DK: Well, a beloved uncle of mine is deaf and mute. My mother is one of thirteen, and he’s the fourth child. His wife’s also deaf and mute. I’m able to communicate with him, but not expertly. So I think, having grown up with him has allowed me to cultivate more empathy, and understand the condition of deafness with more nuance. I’ve known him all my life and that has shaped me in profound ways so much that it made its way into my first novel.
One of the things that has always struck me is how inhospitable Ghana is to not just deaf people, but differently abled people writ large because there are very few resources to go around. Ghana has come to the understanding that only if we have a surplus upon surplus can we start to think about our differently abled populations. And this impacts how such people experience Ghana and why their experience is a difficult one. I’ve always been confronted with that fact, because again, he’s a dear uncle of mine, and I love him so much. So what hurts him hurts me. If there was any mission driven aspect of my novel, I think that’s it. I was desperate to make some noise.
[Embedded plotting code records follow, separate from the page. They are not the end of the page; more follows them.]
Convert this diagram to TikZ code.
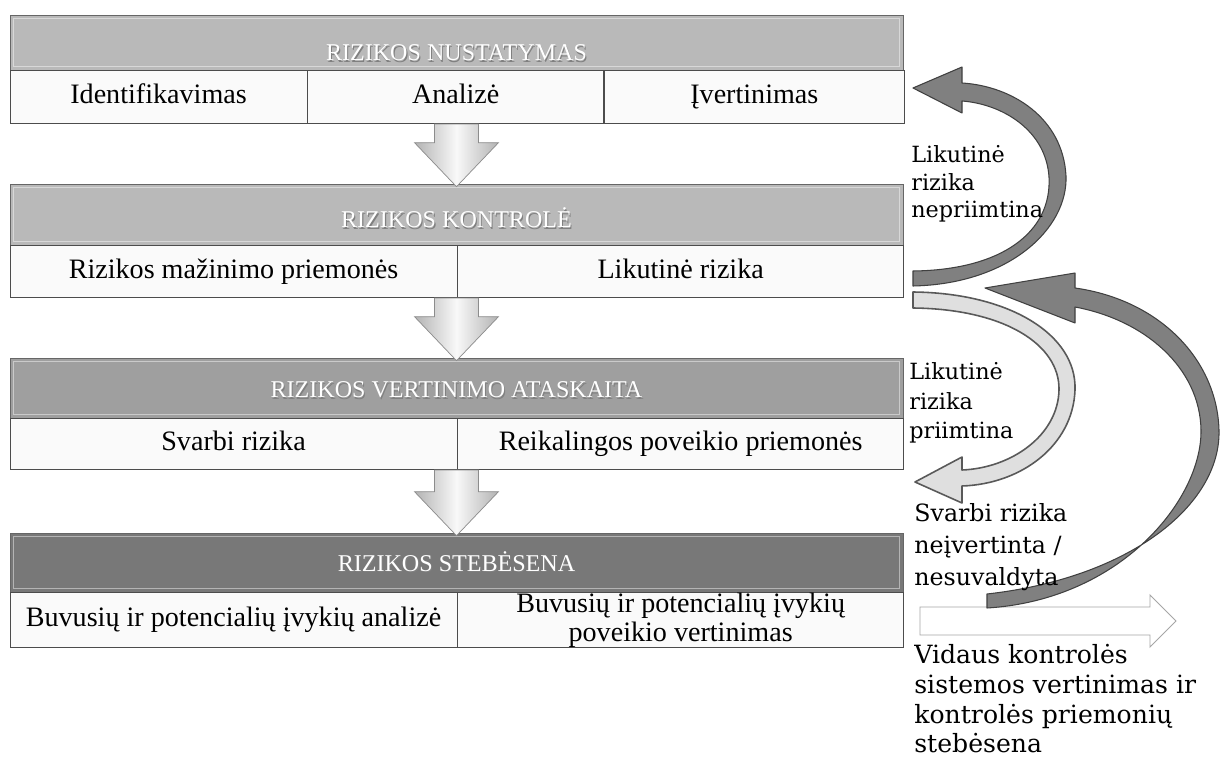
\documentclass[tikz,border=0pt]{standalone}
\usepackage{fontspec}
\setmainfont{Liberation Serif}
\newfontfamily\sidefont{DejaVu Serif}
\usepackage{tikz}
\usetikzlibrary{calc,positioning}
\newcommand{\emb}[1]{\makebox[0pt][l]{\raisebox{-0.6pt}{\hspace*{0.6pt}\textcolor{black!50}{#1}}}\textcolor{white}{#1}}
\newcommand{\blockdown}[2]{%
  \path[downfill] let \p1=(#1.south), \p2=(#2.north) in
    (\x2-0.44cm,\y1) -- (\x2-0.44cm,\y2+0.82cm) -- (\x2-0.84cm,\y2+0.82cm) -- (\x2,\y2-0.06cm)
    -- (\x2+0.84cm,\y2+0.82cm) -- (\x2+0.44cm,\y2+0.82cm) -- (\x2+0.44cm,\y1) -- cycle;}
\tikzset{
  hdbox/.style={draw=black!60, minimum width=17.86cm, inner sep=0pt,
    font=\fontsize{13.7}{16}\selectfont},
  cell/.style={draw=black!70, fill=gray!4, inner sep=0pt, anchor=north west,
    font=\fontsize{16}{16.5}\selectfont, align=center},
  oneline/.style={text height=11pt, text depth=3.5pt},
  downfill/.style={draw=black!45, left color=gray!60, right color=gray!60, middle color=gray!5},
  curvdark/.style={fill=black!50, draw=black!75, line width=0.6pt, line join=round},
  curvlight/.style={fill=gray!25, draw=black!65, line width=0.9pt, line join=round},
  openarrow/.style={fill=white, draw=gray!70, line width=0.5pt},
  sidelbl/.style={inner sep=0pt, anchor=west, align=left}
}

\begin{document}
\begin{tikzpicture}[x=0.02cm, y=-0.02cm]
\useasboundingbox[fill=white] (0,0) rectangle (1221,760);

%first block
\node[hdbox, fill=gray!55, minimum height=1.1cm, text height=0.92cm, text depth=0.18cm] (hdNust) at (456.5,42.5) {\emb{RIZIKOS NUSTATYMAS}};
\node[cell, oneline, minimum width=5.94cm, minimum height=1.06cm] (idf) at (hdNust.south west) {Identifikavimas};
\node[cell, oneline, minimum width=5.92cm, minimum height=1.06cm] (anl) at (idf.north east) {Analizė};
\node[cell, oneline, minimum width=6cm, minimum height=1.06cm] (ivt) at (anl.north east) {Įvertinimas};

%second block
\node[hdbox, fill=gray!55, minimum height=1.22cm, text height=0.88cm, text depth=0.34cm] (hdKontr) at (456.5,214.5) {\emb{RIZIKOS KONTROLĖ}};
\node[cell, oneline, minimum width=8.94cm, minimum height=1.04cm] (maz) at (hdKontr.south west) {Rizikos mažinimo priemonės};
\node[cell, oneline, minimum width=8.92cm, minimum height=1.04cm] (lik) at (maz.north east) {Likutinė rizika};

%third block
\node[hdbox, fill=gray!75, minimum height=1.2cm, text height=0.8cm, text depth=0.4cm] (hdAtask) at (456.5,388) {\emb{RIZIKOS VERTINIMO ATASKAITA}};
\node[cell, oneline, minimum width=8.94cm, minimum height=1.02cm] (svr) at (hdAtask.south west) {Svarbi rizika};
\node[cell, oneline, minimum width=8.92cm, minimum height=1.02cm] (reik) at (svr.north east) {Reikalingos poveikio priemonės};

%fourth block
\node[hdbox, fill=black!53, minimum height=1.18cm, text height=0.76cm, text depth=0.42cm] (hdSteb) at (456.5,562.5) {\emb{RIZIKOS STEBĖSENA}};
\node[cell, oneline, minimum width=8.94cm, minimum height=1.1cm] (buvA) at (hdSteb.south west) {Buvusių ir potencialių įvykių analizė};
\node[cell, minimum width=8.92cm, minimum height=1.1cm] (buvB) at (buvA.north east) {Buvusių ir potencialių įvykių\\poveikio vertinimas};

%bevel lines in the headers
\foreach \h in {hdNust,hdKontr,hdAtask,hdSteb}
  \draw[white, opacity=0.45, line width=0.8pt] ($(\h.north west)+(4,4)$) rectangle ($(\h.south east)+(-4,-4)$);

%arrows between blocks
\blockdown{anl}{hdKontr}
\blockdown{maz}{hdAtask}
\blockdown{svr}{hdSteb}

%open arrow at the bottom
\draw[openarrow] (920,607) -- (1150,607) -- (1150,595) -- (1176,621) -- (1150,647) -- (1150,635) -- (920,635) -- cycle;

%curved arrows on the right
\filldraw[curvdark] (987,594) .. controls (1130,578) and (1221,505) .. (1219,430) .. controls (1217,360) and (1160,300) .. (1075,288) -- (1075,273) -- (985,288) -- (1075,323) -- (1075,307) .. controls (1145,320) and (1200,368) .. (1201,430) .. controls (1202,500) and (1120,600) .. (987,608) -- cycle;
\filldraw[curvlight] (913,292) .. controls (1010,293) and (1077,335) .. (1075,390) .. controls (1073,445) and (1022,484) .. (962,486) -- (962,503) -- (915,482) -- (962,457) -- (962,470) .. controls (1012,468) and (1058,435) .. (1059,390) .. controls (1060,345) and (1005,309) .. (913,308) -- cycle;
\filldraw[curvdark] (913,286) .. controls (1010,284) and (1068,228) .. (1066,176) .. controls (1063,118) and (1012,86) .. (962,83) -- (962,67) -- (913,88) -- (962,113) -- (962,101) .. controls (1002,104) and (1046,130) .. (1049,177) .. controls (1052,232) and (1002,270) .. (913,271) -- cycle;

%labels
\node[sidelbl, font=\sidefont\fontsize{12.7}{15.5}\selectfont] (lblNepr) at (911,184) {Likutinė\\rizika\\nepriimtina};
\node[sidelbl, font=\sidefont\fontsize{12.7}{16.8}\selectfont] (lblPriim) at (909,403) {Likutinė\\rizika\\priimtina};
\node[sidelbl, font=\sidefont\fontsize{13.5}{18}\selectfont] (lblNeiv) at (914,547) {Svarbi rizika\\neįvertinta /\\nesuvaldyta};
\node[sidelbl, font=\sidefont\fontsize{14.3}{16.9}\selectfont] (lblVid) at (914,699) {Vidaus kontrolės\\sistemos vertinimas ir\\kontrolės priemonių\\stebėsena};
\end{tikzpicture}
\end{document}
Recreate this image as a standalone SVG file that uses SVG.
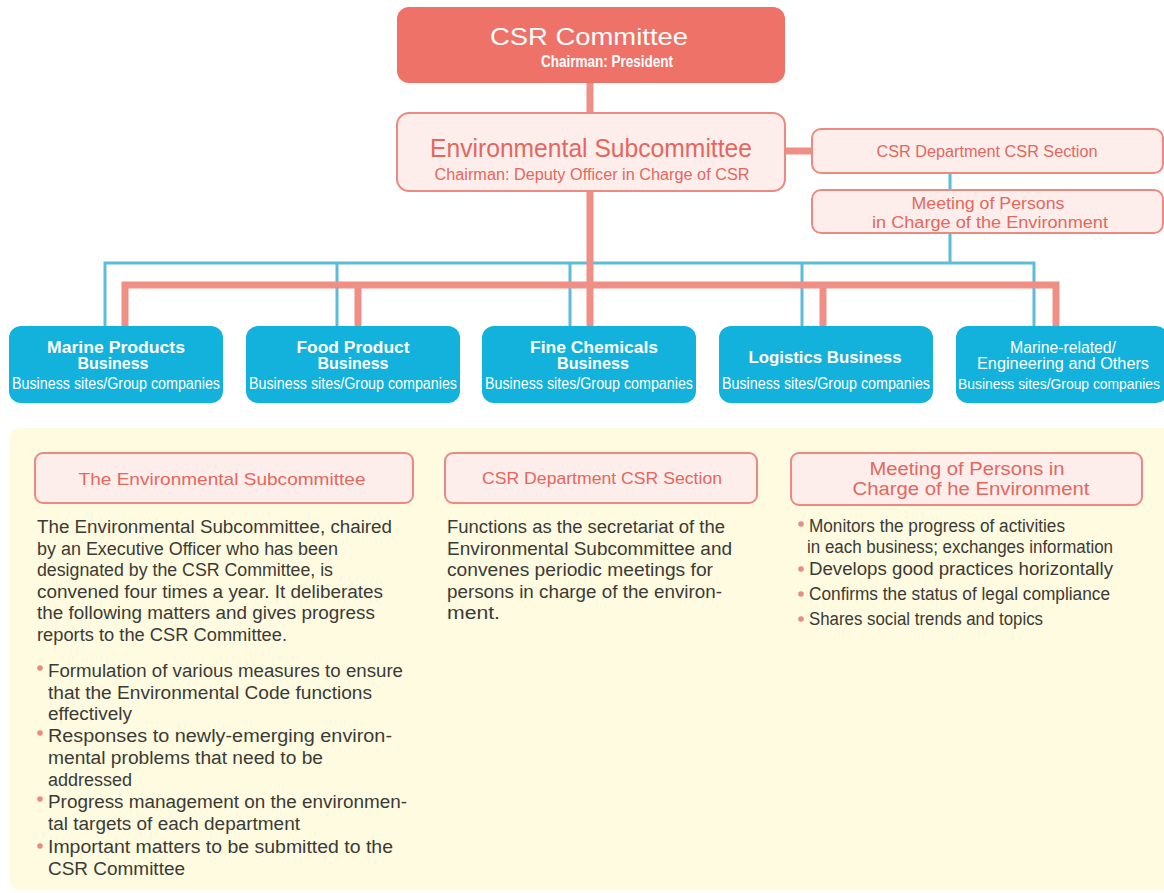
<svg xmlns="http://www.w3.org/2000/svg" width="1164" height="893" viewBox="0 0 1164 893">
<style>
.sal{fill:none;stroke:#F08F85;stroke-width:7;stroke-linejoin:miter}
.blu{fill:none;stroke:#5DBCD9;stroke-width:3}
.pinkbox{fill:#FDEEEC;stroke:#EA8A80;stroke-width:2}
.biz{fill:#12B2DC}
.t{font-family:"Liberation Sans",Arial,sans-serif}
.pk{fill:#E4675D}
.wh{fill:#FFFFFF}
.body{font-family:"Liberation Sans",Arial,sans-serif;font-size:18px;fill:#3A3A36}
.dot{fill:#EC8A82}
</style>
<rect width="1164" height="893" fill="#FFFFFF"/>

<g id="connectors">
  <path class="blu" d="M950,173 V190 M950,233 V263 M105,326 V263 H1034 V326 M337,263 V326 M570,263 V326 M802,263 V326"/>
  <path class="sal" d="M590,83 V113 M785,151 H812 M590,192 V326 M125,326 V285 H1056 V326 M358,285 V326 M823,285 V326"/>
</g>

<g id="csr-committee">
  <rect x="397" y="7" width="388" height="76" rx="12" fill="#EE7268"/>
  <text class="t wh" x="589" y="45" font-size="24" text-anchor="middle" textLength="198" lengthAdjust="spacingAndGlyphs">CSR Committee</text>
  <text class="t wh" x="607" y="67" font-size="16" font-weight="bold" text-anchor="middle" textLength="132" lengthAdjust="spacingAndGlyphs">Chairman: President</text>
</g>

<g id="env-subcommittee">
  <rect class="pinkbox" x="397" y="113" width="388" height="78" rx="12"/>
  <text class="t pk" x="591" y="157" font-size="25" text-anchor="middle" textLength="322" lengthAdjust="spacingAndGlyphs">Environmental Subcommittee</text>
  <text class="t pk" x="592" y="180" font-size="16" text-anchor="middle" textLength="315" lengthAdjust="spacingAndGlyphs">Chairman: Deputy Officer in Charge of CSR</text>
</g>

<g id="csr-section">
  <rect class="pinkbox" x="812" y="129" width="351" height="44" rx="9"/>
  <text class="t pk" x="987" y="157" font-size="16" text-anchor="middle" textLength="221" lengthAdjust="spacingAndGlyphs">CSR Department CSR Section</text>
</g>

<g id="meeting">
  <rect class="pinkbox" x="812" y="190" width="351" height="43" rx="9"/>
  <text class="t pk" x="988" y="209" font-size="16" text-anchor="middle" textLength="153" lengthAdjust="spacingAndGlyphs">Meeting of Persons</text>
  <text class="t pk" x="990" y="228" font-size="16" text-anchor="middle" textLength="236" lengthAdjust="spacingAndGlyphs">in Charge of the Environment</text>
</g>

<g id="biz-marine">
  <rect class="biz" x="9" y="326" width="214" height="77" rx="12"/>
  <text class="t wh" x="116" y="353" font-size="16" font-weight="bold" text-anchor="middle" textLength="138" lengthAdjust="spacingAndGlyphs">Marine Products</text>
  <text class="t wh" x="113" y="369" font-size="16" font-weight="bold" text-anchor="middle" textLength="71" lengthAdjust="spacingAndGlyphs">Business</text>
  <text class="t wh" x="116" y="389" font-size="16" text-anchor="middle" textLength="208" lengthAdjust="spacingAndGlyphs">Business sites/Group companies</text>
</g>

<g id="biz-food">
  <rect class="biz" x="246" y="326" width="214" height="77" rx="12"/>
  <text class="t wh" x="353" y="353" font-size="16" font-weight="bold" text-anchor="middle" textLength="113" lengthAdjust="spacingAndGlyphs">Food Product</text>
  <text class="t wh" x="353" y="369" font-size="16" font-weight="bold" text-anchor="middle" textLength="71" lengthAdjust="spacingAndGlyphs">Business</text>
  <text class="t wh" x="353" y="389" font-size="16" text-anchor="middle" textLength="208" lengthAdjust="spacingAndGlyphs">Business sites/Group companies</text>
</g>

<g id="biz-fine">
  <rect class="biz" x="482" y="326" width="214" height="77" rx="12"/>
  <text class="t wh" x="594" y="353" font-size="16" font-weight="bold" text-anchor="middle" textLength="128" lengthAdjust="spacingAndGlyphs">Fine Chemicals</text>
  <text class="t wh" x="593" y="369" font-size="16" font-weight="bold" text-anchor="middle" textLength="72" lengthAdjust="spacingAndGlyphs">Business</text>
  <text class="t wh" x="589" y="389" font-size="16" text-anchor="middle" textLength="208" lengthAdjust="spacingAndGlyphs">Business sites/Group companies</text>
</g>

<g id="biz-logistics">
  <rect class="biz" x="719" y="326" width="214" height="77" rx="12"/>
  <text class="t wh" x="825" y="363" font-size="16" font-weight="bold" text-anchor="middle" textLength="153" lengthAdjust="spacingAndGlyphs">Logistics Business</text>
  <text class="t wh" x="826" y="389" font-size="16" text-anchor="middle" textLength="208" lengthAdjust="spacingAndGlyphs">Business sites/Group companies</text>
</g>

<g id="biz-marine-related">
  <rect class="biz" x="956" y="326" width="212" height="77" rx="12"/>
  <text class="t wh" x="1063" y="353" font-size="16" text-anchor="middle" textLength="106" lengthAdjust="spacingAndGlyphs">Marine-related/</text>
  <text class="t wh" x="1063" y="369" font-size="16" text-anchor="middle" textLength="172" lengthAdjust="spacingAndGlyphs">Engineering and Others</text>
  <text class="t wh" x="1059" y="389" font-size="14" text-anchor="middle" textLength="202" lengthAdjust="spacingAndGlyphs">Business sites/Group companies</text>
</g>

<g id="notes-panel">
  <rect x="10" y="428" width="1162" height="462" rx="9" fill="#FFFBE0"/>
</g>

<g id="note-env">
  <rect class="pinkbox" x="35" y="453" width="378" height="50" rx="8"/>
  <text class="t pk" x="222" y="485" font-size="17" text-anchor="middle" textLength="287" lengthAdjust="spacingAndGlyphs">The Environmental Subcommittee</text>
  <text class="body" x="37" y="533" textLength="355" lengthAdjust="spacingAndGlyphs">The Environmental Subcommittee, chaired</text>
  <text class="body" x="37" y="554.5" textLength="301" lengthAdjust="spacingAndGlyphs">by an Executive Officer who has been</text>
  <text class="body" x="37" y="576" textLength="296" lengthAdjust="spacingAndGlyphs">designated by the CSR Committee, is</text>
  <text class="body" x="37" y="597.5" textLength="346" lengthAdjust="spacingAndGlyphs">convened four times a year. It deliberates</text>
  <text class="body" x="37" y="619" textLength="338" lengthAdjust="spacingAndGlyphs">the following matters and gives progress</text>
  <text class="body" x="37" y="640.5" textLength="250" lengthAdjust="spacingAndGlyphs">reports to the CSR Committee.</text>
  <circle class="dot" cx="40" cy="668" r="2.8"/>
  <text class="body" x="48" y="677" textLength="355" lengthAdjust="spacingAndGlyphs">Formulation of various measures to ensure</text>
  <text class="body" x="48" y="698.5" textLength="324" lengthAdjust="spacingAndGlyphs">that the Environmental Code functions</text>
  <text class="body" x="48" y="720" textLength="84" lengthAdjust="spacingAndGlyphs">effectively</text>
  <circle class="dot" cx="40" cy="733" r="2.8"/>
  <text class="body" x="48" y="742" textLength="344" lengthAdjust="spacingAndGlyphs">Responses to newly-emerging environ-</text>
  <text class="body" x="48" y="764" textLength="275" lengthAdjust="spacingAndGlyphs">mental problems that need to be</text>
  <text class="body" x="48" y="786" textLength="84" lengthAdjust="spacingAndGlyphs">addressed</text>
  <circle class="dot" cx="40" cy="799" r="2.8"/>
  <text class="body" x="48" y="808" textLength="359" lengthAdjust="spacingAndGlyphs">Progress management on the environmen-</text>
  <text class="body" x="48" y="830" textLength="252" lengthAdjust="spacingAndGlyphs">tal targets of each department</text>
  <circle class="dot" cx="40" cy="846" r="2.8"/>
  <text class="body" x="48" y="853" textLength="345" lengthAdjust="spacingAndGlyphs">Important matters to be submitted to the</text>
  <text class="body" x="48" y="875" textLength="137" lengthAdjust="spacingAndGlyphs">CSR Committee</text>
</g>

<g id="note-csr">
  <rect class="pinkbox" x="445" y="453" width="312" height="50" rx="8"/>
  <text class="t pk" x="602" y="484" font-size="17" text-anchor="middle" textLength="240" lengthAdjust="spacingAndGlyphs">CSR Department CSR Section</text>
  <text class="body" x="447" y="533" textLength="278" lengthAdjust="spacingAndGlyphs">Functions as the secretariat of the</text>
  <text class="body" x="447" y="554.5" textLength="285" lengthAdjust="spacingAndGlyphs">Environmental Subcommittee and</text>
  <text class="body" x="447" y="576" textLength="266" lengthAdjust="spacingAndGlyphs">convenes periodic meetings for</text>
  <text class="body" x="447" y="597.5" textLength="275" lengthAdjust="spacingAndGlyphs">persons in charge of the environ-</text>
  <text class="body" x="447" y="619" textLength="53" lengthAdjust="spacingAndGlyphs">ment.</text>
</g>

<g id="note-meeting">
  <rect class="pinkbox" x="791" y="453" width="351" height="52" rx="8"/>
  <text class="t pk" x="967" y="475" font-size="18" text-anchor="middle" textLength="195" lengthAdjust="spacingAndGlyphs">Meeting of Persons in</text>
  <text class="t pk" x="971" y="495" font-size="18" text-anchor="middle" textLength="237" lengthAdjust="spacingAndGlyphs">Charge of he Environment</text>
  <circle class="dot" cx="801" cy="524" r="2.8"/>
  <text class="body" x="809" y="532" textLength="256" lengthAdjust="spacingAndGlyphs">Monitors the progress of activities</text>
  <text class="body" x="807" y="553" textLength="306" lengthAdjust="spacingAndGlyphs">in each business; exchanges information</text>
  <circle class="dot" cx="801" cy="569" r="2.8"/>
  <text class="body" x="809" y="575" textLength="304" lengthAdjust="spacingAndGlyphs">Develops good practices horizontally</text>
  <circle class="dot" cx="801" cy="594" r="2.8"/>
  <text class="body" x="809" y="600" textLength="301" lengthAdjust="spacingAndGlyphs">Confirms the status of legal compliance</text>
  <circle class="dot" cx="801" cy="619" r="2.8"/>
  <text class="body" x="809" y="625" textLength="234" lengthAdjust="spacingAndGlyphs">Shares social trends and topics</text>
</g>
</svg>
And I think it’s true of human beings that we have to be made to pay attention to certain injustices that don’t directly affect us. And even when we’ve been made to at least recognize it, a lot more work has to be done for us to take it to heart so that we can put it into practice in order to curb the perpetuation of this injustice. And I think that’s a human condition that’s very much amplified in the relationship between the hearing world and the deaf community. It’s incumbent then on people like me, who have been affected by it, who have been paying attention to it from day one, to do the work to bring more attention to it. Otherwise it’s just not going to happen. And I take that responsibility very seriously.